Over the last couple of weeks, I’ve been reading Grit, by Angela Duckworth (@angeladuckw for all you Twitter fans!). If you haven’t checked this book out, I highly recommend it. It’s a fantastic book that has different theories on motivation and why people strive to become better for society. Further, she defines grit as people who overcome adversities to get better. It’s ”the combination of passion and perseverance” that leads to people having grit.
As I was reading part of the book a question came to mind, how can we develop grit in our students? I found a few interesting facts that Duckworth expresses. One such concept is the reiteration of the importance of building relationships with our students. It is our responsibility to identify interests and help our students develop skills related to their interests. By no means do I mean we should only teach to their interests, but we should be open to them using their interests to show content knowledge. For example, if students need to show that they conducted research on a given topic, maybe they could express their research in their own way (like writing a song, creating a website or blog, making a video…) instead of always writing an essay. If we can allow them to be creative with their education (and build it around their interests), it will help drive their motivation and develop their “grit” for challenges they may encounter with their learning experiences.
As a teacher, sometimes I get caught up with data and student achievement. With all the data that drives some of our instruction, it is easy to forget that we are working with children and not adults. This leads to another concept that I feel is worth mentioning… kids figure out their interest by playing. Maybe we need to play with our children more to figure out their interests and have these be more of a contributing factor in their education. With this stated, we also need to do our best to teach our students content that they will be tested on. I know what you’re thinking, how can we play with our students and not focus solely on the data? We need to remember that although data is important, it’s only a snapshot of student knowledge, and it does fluctuate.
Finally, students need constructive feedback during the learning process. The quicker the feedback the better. While doing this, we need to remember to encourage them along the way.
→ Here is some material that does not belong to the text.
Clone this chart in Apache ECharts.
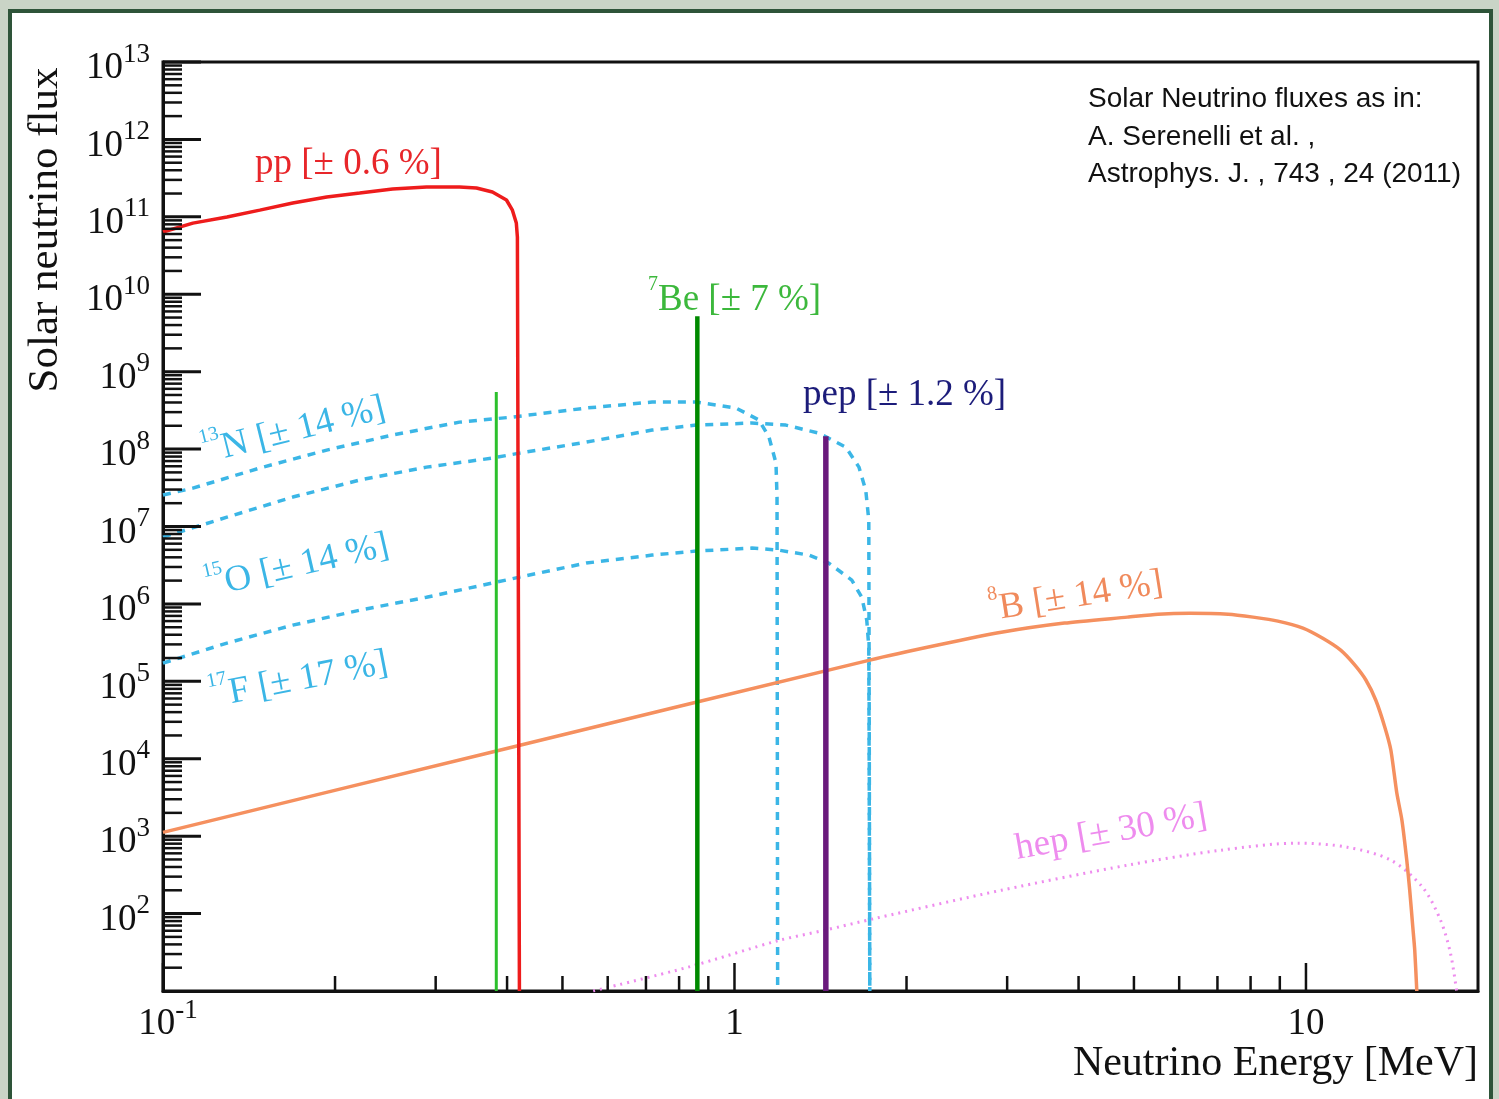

I know it’s hard for me to hear constructive feedback and not let it ruin my day. If we don’t give them feedback on failures, guiding them to learn from their mistakes, students may not learn to the their true potential. Students need to be encouraged to persevere through their challenges in life and not give up. They need to know we have their back especially when they make mistakes. Thank goodness I have a patient wife because I make MANY mistakes every day. I know it’s hard for me to hear constructive feedback and not let it ruin my day. With a positive attitude and a respectful learning community, the sky's the limit in what our students can achieve. After all it’s all about the kids!